Graphics are highly optimised, and the preferred format is PNG, keeping button sizes, for example, down to typically less than 1k.
One page of VR, or slide, can be less than 3k in data.
Pages are extremely easy to create, and the process doesn’t get in the way for producing imaginative content – keeping punters interested beyond the novelty stage will be the tricky part. No special tools are required – once the basic templates are worked out, the station (or a third party) can use use an off the shelf package like Dreamweaver to layout pages.
The pages are also timecoded – so that the content is synchronised with the broadcast, images are cached to the phone so that slides are complete and ready when a song starts.
Once the VR pages are produced, they are sent via the internet to a hosting centre operated by HP, and then sent to network operators who transmit them to handsets, on a region by region basis.
What’s the business model?
VR is essentially a low bandwidth sales tool. VR users pay for the GPRS data they download – and hopefully buy ringtones and other products advertised on it. The network operator also splits the money made from the GPRS streams with the radio station responsible for the broadcast. The radio station also has a new channel to sell. advertising on.
Sophisticated monitoring facilities are built into the service: the network operator can see how many “listeners” are tuned into the visual radio stream at any one time – providing valuable metrics for the radio station and its advertisers.

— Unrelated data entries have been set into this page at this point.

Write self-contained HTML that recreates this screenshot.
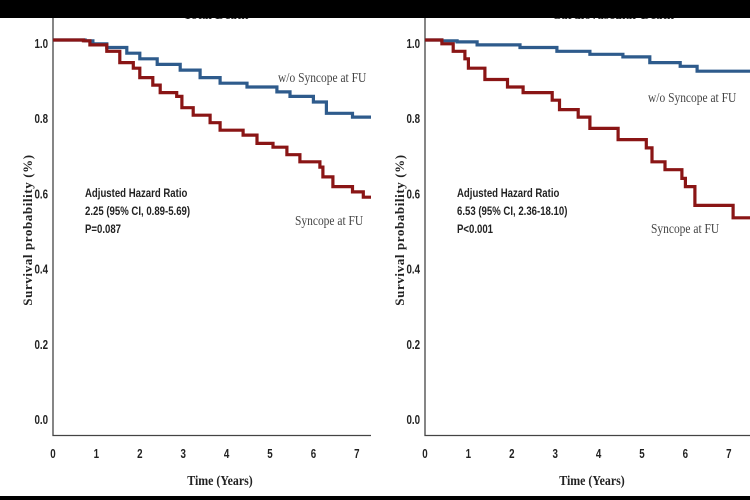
<!DOCTYPE html>
<html><head><meta charset="utf-8"><style>
html,body{margin:0;padding:0;background:#fff}
svg{display:block}
.tk{font-family:"Liberation Sans",sans-serif;font-weight:bold;font-size:13px;fill:#222}
.ax{font-family:"Liberation Serif",serif;font-weight:bold;fill:#222}
.lab{font-family:"Liberation Serif",serif;font-size:14px;fill:#444}
.ann{font-family:"Liberation Sans",sans-serif;font-weight:bold;font-size:12px;fill:#222}
</style></head><body>
<svg id="c" width="750" height="500" viewBox="0 0 750 500" xmlns="http://www.w3.org/2000/svg"></svg>
<script>
const xTicks=[0,1,2,3,4,5,6,7];
const yTicks=[0.0,0.2,0.4,0.6,0.8,1.0];
const totalBlueT=[0.74,0.92,1.24,1.7,2.0,2.4,2.93,3.39,3.85,4.47,5.16,5.46,6.0,6.3,6.9];
const totalBlueV=[0.998,0.99,0.98,0.965,0.95,0.935,0.92,0.90,0.885,0.875,0.862,0.85,0.835,0.805,0.795];
const totalRedT=[0.7,0.85,1.24,1.54,1.85,2.0,2.3,2.47,2.85,2.97,3.23,3.62,3.85,4.38,4.7,5.07,5.39,5.69,6.15,6.22,6.45,6.9,7.15];
const totalRedV=[0.998,0.987,0.97,0.94,0.925,0.9,0.88,0.86,0.85,0.82,0.80,0.78,0.76,0.747,0.725,0.715,0.695,0.676,0.662,0.636,0.61,0.596,0.582];
const cvBlueT=[0.39,0.74,1.2,2.19,3.04,3.8,4.56,5.18,5.88,6.27];
const cvBlueV=[0.998,0.995,0.987,0.98,0.97,0.962,0.955,0.94,0.93,0.917];
const cvRedT=[0.39,0.65,0.92,1.0,1.38,1.9,2.26,2.93,3.1,3.53,3.8,4.45,5.1,5.23,5.53,5.92,6.0,6.22,7.1];
const cvRedV=[0.99,0.97,0.95,0.925,0.895,0.875,0.86,0.84,0.815,0.795,0.765,0.735,0.713,0.676,0.655,0.632,0.61,0.56,0.527];
const NS="http://www.w3.org/2000/svg";
const svg=document.getElementById('c');
function mk(tag,attrs,parent){const e=document.createElementNS(NS,tag);for(const k in attrs)e.setAttribute(k,attrs[k]);(parent||svg).appendChild(e);return e;}
const BLUE="#2e5b8c", RED="#8a1515";
function panel(opt){
  const g=mk('g',{});
  
  
  const x=t=>opt.x0+t*43.4, y=v=>416-v*376;
  const tmax=(opt.xEnd-opt.x0)/43.4;
  const ti=mk('text',{x:opt.tx,y:19,'text-anchor':'middle',class:'ax','font-size':'13'},g);ti.textContent=opt.title;
  
  const ax=mk('path',{d:`M${opt.x0} 18 V435.5 H${opt.xEnd}`,fill:'none',stroke:'#444','stroke-width':'1.3'},g);
  
  xTicks.forEach(t=>{const e=mk('text',{x:x(t),y:458,'text-anchor':'middle',class:'tk',transform:`translate(${x(t)} 0) scale(0.75 1) translate(${-x(t)} 0)`},g);e.textContent=t;
    });
  yTicks.forEach(v=>{const e=mk('text',{x:opt.x0-5,y:y(v)+8,'text-anchor':'end',class:'tk',transform:`translate(${opt.x0-5} 0) scale(0.75 1) translate(${-(opt.x0-5)} 0)`},g);e.textContent=v.toFixed(1);
    });
  const yt=mk('text',{x:0,y:0,'text-anchor':'middle',class:'ax','font-size':'13',transform:`translate(${opt.x0-21} 230) rotate(-90)`,'letter-spacing':'0.6'},g);yt.textContent='Survival probability (%)';
  
  const xt=mk('text',{x:opt.x0+167,y:485,'text-anchor':'middle',class:'ax','font-size':'14',transform:`translate(${opt.x0+167} 0) scale(0.85 1) translate(${-(opt.x0+167)} 0)`},g);xt.textContent='Time (Years)';
  
  function curve(T,V,col,nm){
    let d=`M${x(0)} ${y(1)}`;
    for(let i=0;i<T.length;i++){d+=` H${x(T[i]).toFixed(1)} V${y(V[i]).toFixed(1)}`;}
    d+=` H${x(tmax)}`;
    const p=mk('path',{d:d,fill:'none',stroke:col,'stroke-width':'3.2'},g);
    
  }
  curve(opt.bT,opt.bV,BLUE,'curve-no-syncope');
  curve(opt.rT,opt.rV,RED,'curve-syncope');
  const l1=mk('text',{x:opt.l1[0],y:opt.l1[1],class:'lab',transform:`translate(${opt.l1[0]} 0) scale(0.82 1) translate(${-opt.l1[0]} 0)`},g);l1.textContent='w/o Syncope at FU';
  
  const l2=mk('text',{x:opt.l2[0],y:opt.l2[1],class:'lab',transform:`translate(${opt.l2[0]} 0) scale(0.82 1) translate(${-opt.l2[0]} 0)`},g);l2.textContent='Syncope at FU';
  
  opt.ann.forEach((s,i)=>{const e=mk('text',{x:opt.ax,y:197+i*18,class:'ann',transform:`translate(${opt.ax} 0) scale(0.8 1) translate(${-opt.ax} 0)`},g);e.textContent=s;
    });
}
panel({name:'total-death-panel',title:'Total Death',tx:216,x0:53,xEnd:371,bT:totalBlueT,bV:totalBlueV,rT:totalRedT,rV:totalRedV,
  l1:[278,82],l2:[295,225],ax:85,ann:['Adjusted Hazard Ratio','2.25 (95% CI, 0.89-5.69)','P=0.087']});
panel({name:'cardiovascular-death-panel',title:'Cardiovascular Death',tx:613,x0:425,xEnd:750,bT:cvBlueT,bV:cvBlueV,rT:cvRedT,rV:cvRedV,
  l1:[648,102],l2:[651,233],ax:457,ann:['Adjusted Hazard Ratio','6.53 (95% CI, 2.36-18.10)','P<0.001']});
const tb=mk('rect',{x:0,y:0,width:750,height:18,fill:'#000'});

const bb=mk('rect',{x:0,y:496,width:750,height:4,fill:'#000'});

</script>
</body></html>
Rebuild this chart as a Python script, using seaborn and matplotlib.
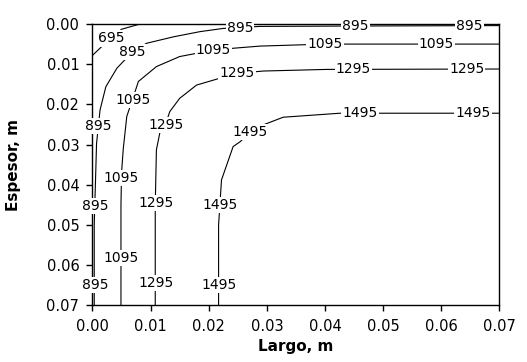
import numpy as np
import pandas as pd
import matplotlib
matplotlib.use("Agg")
import matplotlib.pyplot as plt
import seaborn as sns

# contour levels and their traced paths (Largo x, Espesor y, in m)
levels = [695, 895, 1095, 1295, 1495]

x_695 = [0.0000, 0.0019, 0.0033, 0.0050, 0.0082]
y_695 = [0.0078, 0.0052, 0.0035, 0.0013, 0.0000]

x_895 = [0.0003, 0.0003, 0.0005, 0.0007, 0.0013, 0.0023, 0.0042, 0.0069, 0.0093,
         0.0139, 0.0185, 0.0225, 0.0288, 0.0450, 0.0700]
y_895 = [0.0700, 0.0500, 0.0400, 0.0297, 0.0214, 0.0156, 0.0110, 0.0069, 0.0048,
         0.0032, 0.0019, 0.0011, 0.0006, 0.0005, 0.0004]

x_1095 = [0.0049, 0.0049, 0.0050, 0.0053, 0.0059, 0.0069, 0.0079, 0.0110, 0.0150,
          0.0208, 0.0245, 0.0288, 0.0400, 0.0700]
y_1095 = [0.0700, 0.0450, 0.0370, 0.0310, 0.0230, 0.0187, 0.0143, 0.0106, 0.0081,
          0.0065, 0.0060, 0.0055, 0.0050, 0.0050]

x_1295 = [0.0108, 0.0108, 0.0110, 0.0116, 0.0126, 0.0133, 0.0150, 0.0179, 0.0219,
          0.0249, 0.0294, 0.0403, 0.0700]
y_1295 = [0.0700, 0.0450, 0.0313, 0.0270, 0.0248, 0.0218, 0.0185, 0.0152, 0.0135,
          0.0123, 0.0117, 0.0113, 0.0112]

x_1495 = [0.0217, 0.0217, 0.0222, 0.0242, 0.0254, 0.0271, 0.0294, 0.0328, 0.0426, 0.0700]
y_1495 = [0.0700, 0.0500, 0.0388, 0.0305, 0.0293, 0.0270, 0.0251, 0.0232, 0.0222, 0.0222]

# label positions along each contour
lab_695 = [(0.0033, 0.0036)]
lab_895 = [(0.0069, 0.0069), (0.0254, 0.0010), (0.0452, 0.0005), (0.0649, 0.0005),
           (0.0010, 0.0254), (0.0005, 0.0453), (0.0005, 0.0650)]
lab_1095 = [(0.0070, 0.0190), (0.0208, 0.0065), (0.0400, 0.0050), (0.0592, 0.0050),
            (0.0050, 0.0384), (0.0050, 0.0583)]
lab_1295 = [(0.0126, 0.0251), (0.0249, 0.0123), (0.0449, 0.0113), (0.0644, 0.0112),
            (0.0110, 0.0446), (0.0110, 0.0644)]
lab_1495 = [(0.0271, 0.0268), (0.0460, 0.0222), (0.0655, 0.0222),
            (0.0220, 0.0450), (0.0218, 0.0649)]

ticks = [0.00, 0.01, 0.02, 0.03, 0.04, 0.05, 0.06, 0.07]

paths = {695: (x_695, y_695), 895: (x_895, y_895), 1095: (x_1095, y_1095),
         1295: (x_1295, y_1295), 1495: (x_1495, y_1495)}
labels = {695: lab_695, 895: lab_895, 1095: lab_1095, 1295: lab_1295, 1495: lab_1495}

rows = []
for lv in levels:
    for xx, yy in zip(*paths[lv]):
        rows.append({"x": xx, "y": yy, "level": lv})
df = pd.DataFrame(rows)

sns.set_style("ticks")
plt.rcParams["font.family"] = ["DejaVu Sans"]
plt.rcParams["text.color"] = "black"
plt.rcParams["axes.labelcolor"] = "black"
plt.rcParams["xtick.color"] = "black"
plt.rcParams["ytick.color"] = "black"

fig = plt.figure(figsize=(5.27, 3.62), dpi=100)
ax = fig.add_axes([0.1755, 0.1566, 0.7719, 0.7771])

sns.lineplot(data=df, x="x", y="y", units="level", estimator=None, sort=False,
             color="black", linewidth=0.8, ax=ax, legend=False)

for lv in levels:
    for lx, ly in labels[lv]:
        ax.text(lx, ly, str(lv), ha="center", va="center", fontsize=10,
                color="black",
                bbox=dict(facecolor="white", edgecolor="none", pad=0.8),
                zorder=5, clip_on=False)

ax.set_xlim(0, 0.07)
ax.set_ylim(0.07, 0)
ax.set_xticks(ticks)
ax.set_yticks(ticks)
ax.set_xticklabels([f"{t:.2f}" for t in ticks], fontsize=10.5)
ax.set_yticklabels([f"{t:.2f}" for t in ticks], fontsize=10.5)
ax.tick_params(axis="both", direction="out", length=4.5, width=1, color="black", pad=5)
ax.tick_params(top=False, right=False)

for s in ax.spines.values():
    s.set_visible(True)
    s.set_color("black")
    s.set_linewidth(1)

ax.set_xlabel("Largo, m", fontsize=11, fontweight="bold", labelpad=4)
ax.set_ylabel("Espesor, m", fontsize=11, fontweight="bold", labelpad=18)

fig.savefig("out.png", dpi=100)
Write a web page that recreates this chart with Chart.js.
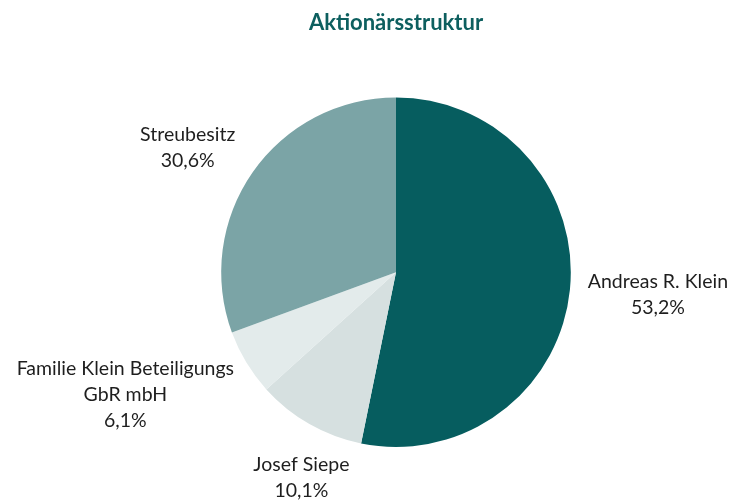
<!DOCTYPE html>
<html>
<head>
<meta charset="utf-8">
<script src="https://cdn.jsdelivr.net/npm/chart.js@4"></script>
<style>
  html, body { margin: 0; padding: 0; background: #fff; }
  #wrap { width: 738px; height: 501px; }
</style>
</head>
<body>
<div id="wrap"><canvas id="chart" width="738" height="501"></canvas></div>
<script>
/* DATA */
const holders = [["Andreas R. Klein"], ["Josef Siepe"], ["Familie Klein Beteiligungs", "GbR mbH"], ["Streubesitz"]];
const shares = [53.2, 10.1, 6.1, 30.6];
const colors = ["#065d5f", "#d6e0e0", "#e3ebeb", "#7ba4a6"];

/* label offsets from slice edge (mid angle) */
const labelShift = [[88, 5], [-8, 54], [-121, 32], [-65, -24]];

const pieLabels = {
  id: "pieLabels",
  afterDatasetsDraw(chart) {
    const c = chart.ctx;
    const meta = chart.getDatasetMeta(0);
    c.save();
    c.font = "19.5px Lato, sans-serif";
    c.fillStyle = "#1e1e1e";
    c.textAlign = "center";
    c.textBaseline = "middle";
    meta.data.forEach((arc, i) => {
      const p = arc.getProps(["x", "y", "startAngle", "endAngle", "outerRadius"], true);
      const mid = (p.startAngle + p.endAngle) / 2;
      const ax = p.x + Math.cos(mid) * p.outerRadius + labelShift[i][0];
      const ay = p.y + Math.sin(mid) * p.outerRadius + labelShift[i][1];
      const lines = holders[i].concat([shares[i].toLocaleString("de-DE", { minimumFractionDigits: 1 }) + "%"]);
      const lh = 26;
      lines.forEach((t, k) => {
        c.fillText(t, ax, ay + (k - (lines.length - 1) / 2) * lh);
      });
    });
    c.restore();
  }
};

new Chart(document.getElementById("chart"), {
  type: "pie",
  data: {
    labels: holders.map(h => h.join(" ")),
    datasets: [{
      data: shares,
      backgroundColor: colors,
      borderWidth: 0
    }]
  },
  options: {
    responsive: false,
    animation: false,
    layout: { padding: { left: 100, right: 46, top: 0, bottom: 54 } },
    plugins: {
      legend: { display: false },
      tooltip: { enabled: false },
      title: {
        display: true,
        text: "Aktionärsstruktur",
        color: "#0d5f5f",
        font: { family: "Lato, sans-serif", size: 22, weight: "bold" },
        padding: { top: 10, bottom: 61 }
      }
    }
  },
  plugins: [pieLabels]
});
</script>
</body>
</html>
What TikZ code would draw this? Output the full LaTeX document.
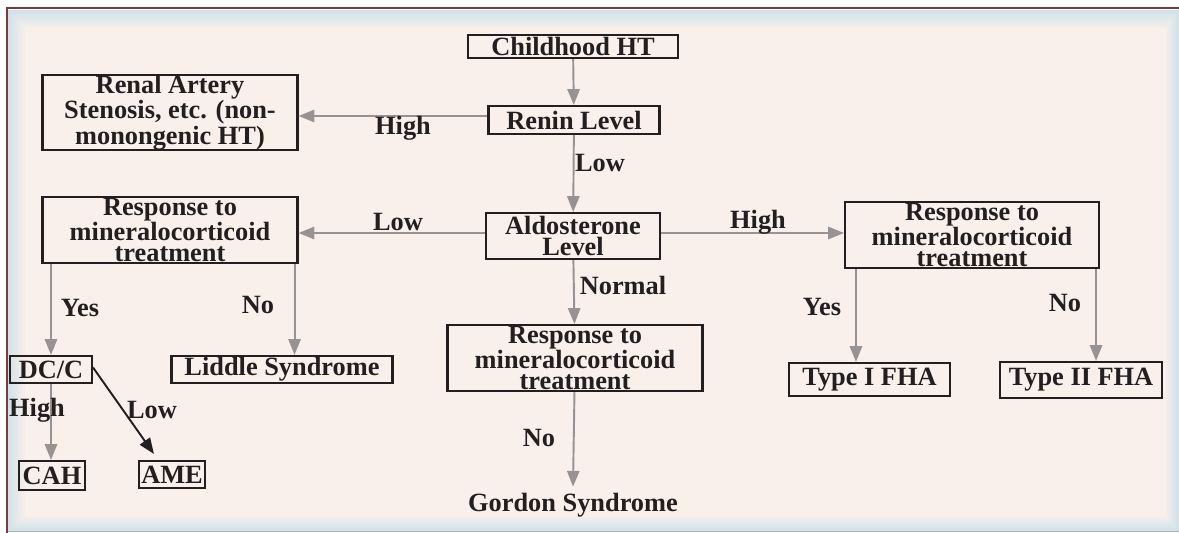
\documentclass[tikz,border=0pt]{standalone}
\usepackage{fontspec}
\setmainfont{Liberation Serif}
\usetikzlibrary{arrows.meta}
\definecolor{paper}{HTML}{F9F0EB}
\definecolor{rim}{HTML}{CFE2EA}
\definecolor{frameline}{HTML}{7A3B3B}
\definecolor{arrowgray}{HTML}{989393}
\definecolor{ink}{HTML}{231F20}

\begin{document}
\begin{tikzpicture}[x=0.02cm,y=-0.02cm]
\tikzstyle{every node}=[font=\fontsize{15}{12}\selectfont\bfseries,text=ink]
\tikzstyle{box}=[draw=ink,line width=1.2pt,inner sep=0pt,align=center]
\tikzstyle{lbl}=[inner sep=0pt]
\tikzstyle{arr}=[draw=arrowgray,line width=1.1pt,-{Triangle[width=7pt,length=9pt]}]
\useasboundingbox (0,0) rectangle (1179,533);
% panel
\foreach \i in {0,...,9} {
\pgfmathtruncatemacro\m{\i*11}
\fill[paper!\m!rim] (7+2*\i,10+2*\i) rectangle (1179-1.5*\i,531-1.6*\i);
}
\draw[gray!60,line width=0.8pt] (7,531.5) -- (1179,531.5);
\draw[frameline,line width=1.3pt] (7,533) -- (7,8) -- (1179,8);
% boxes
\node[box,minimum width=4.2cm,minimum height=0.46cm] (child) at (573,46.5) {Childhood HT};
\node[box,minimum width=3.42cm,minimum height=0.56cm] (renin) at (574,120) {Renin Level};
\node[box,minimum width=5.1cm,minimum height=1.38cm] (renal) at (170,112.5) {Renal Artery\\Stenosis, etc. (non-\\monongenic HT)};
\node[box,minimum width=3.48cm,minimum height=0.92cm] (aldo) at (573,236) {Aldosterone\\Level};
\node[box,minimum width=5.1cm,minimum height=1.32cm] (lresp) at (170,230) {Response to\\mineralocorticoid\\treatment};
\node[box,minimum width=5.08cm,minimum height=1.32cm] (rresp) at (972,235) {Response to\\mineralocorticoid\\treatment};
\node[box,minimum width=5.1cm,minimum height=1.32cm] (mresp) at (575,358) {Response to\\mineralocorticoid\\treatment};
\node[box,minimum width=1.64cm,minimum height=0.54cm] (dcc) at (51,369.5) {DC/C};
\node[box,minimum width=4.42cm,minimum height=0.54cm] (liddle) at (282,369.5) {Liddle Syndrome};
\node[box,minimum width=1.32cm,minimum height=0.58cm] (cah) at (52,475.5) {CAH};
\node[box,minimum width=1.32cm,minimum height=0.54cm] (ame) at (172,474.5) {AME};
\node[box,minimum width=3.22cm,minimum height=0.66cm] (fha1) at (869.5,379.5) {Type I FHA};
\node[box,minimum width=3.24cm,minimum height=0.72cm] (fha2) at (1081,380) {Type II FHA};
\node[lbl] (gordon) at (573,505) {Gordon Syndrome};
% connectors
\draw[arr] (child) -- (renin);
\draw[arr] ([yshift=0.08cm]renin.west) -- ([yshift=0.08cm]renin.west -| renal.east);
\draw[arr] (renin) -- (aldo);
\draw[arr] ([yshift=0.06cm]aldo.west) -- ([yshift=0.06cm]aldo.west -| lresp.east);
\draw[arr] ([yshift=0.06cm]aldo.east) -- ([yshift=0.06cm]aldo.east -| rresp.west);
\draw[arr] (aldo) -- (mresp);
\draw[arr] (lresp.south -| dcc) -- (dcc.north);
\draw[arr] ([xshift=-0.08cm]lresp.south east) -- ([xshift=-0.08cm]lresp.south east |- liddle.north);
\draw[arr] ([xshift=0.24cm]rresp.south west) -- ([xshift=0.24cm]rresp.south west |- fha1.north);
\draw[arr] ([xshift=-0.08cm]rresp.south east) -- ([xshift=-0.08cm]rresp.south east |- fha2.north);
\draw[arr] (dcc.south) -- (cah.north -| dcc);
\draw[arr,draw=ink] ([yshift=0.04cm]dcc.east) -- ([xshift=0.32cm,yshift=0.12cm]ame.north west);
\draw[arr] (mresp) -- ([yshift=0.12cm]gordon.north);
% labels
\node[lbl] (hi1) at (403,128) {High};
\node[lbl] (lo1) at (600,163) {Low};
\node[lbl] (lo2) at (398,222) {Low};
\node[lbl] (hi2) at (758,222) {High};
\node[lbl] (norm) at (623,285) {Normal};
\node[lbl] (yes1) at (80,308) {Yes};
\node[lbl] (no1) at (258,305) {No};
\node[lbl] (hi3) at (37,410) {High};
\node[lbl] (lo3) at (152,410) {Low};
\node[lbl] (no2) at (539,438) {No};
\node[lbl] (yes2) at (822,307) {Yes};
\node[lbl] (no3) at (1065,303) {No};
\end{tikzpicture}
\end{document}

This also enables the broadcaster to vary the amount of bandwidth and other resources deployed in response to demand.
Where is it?
Visual Radio is currently being transmitted by Helsinki’s KissFM station, and is available to TeleSonera subscribers.
Nokia has a chicken and egg situation here – it needs to sell the idea of Visual Radio to broadcasters as a popular service, but it also needs a range of content to entice users to take part. So far, uptake from both broadcasters and the public is disappointing – but it’s early days.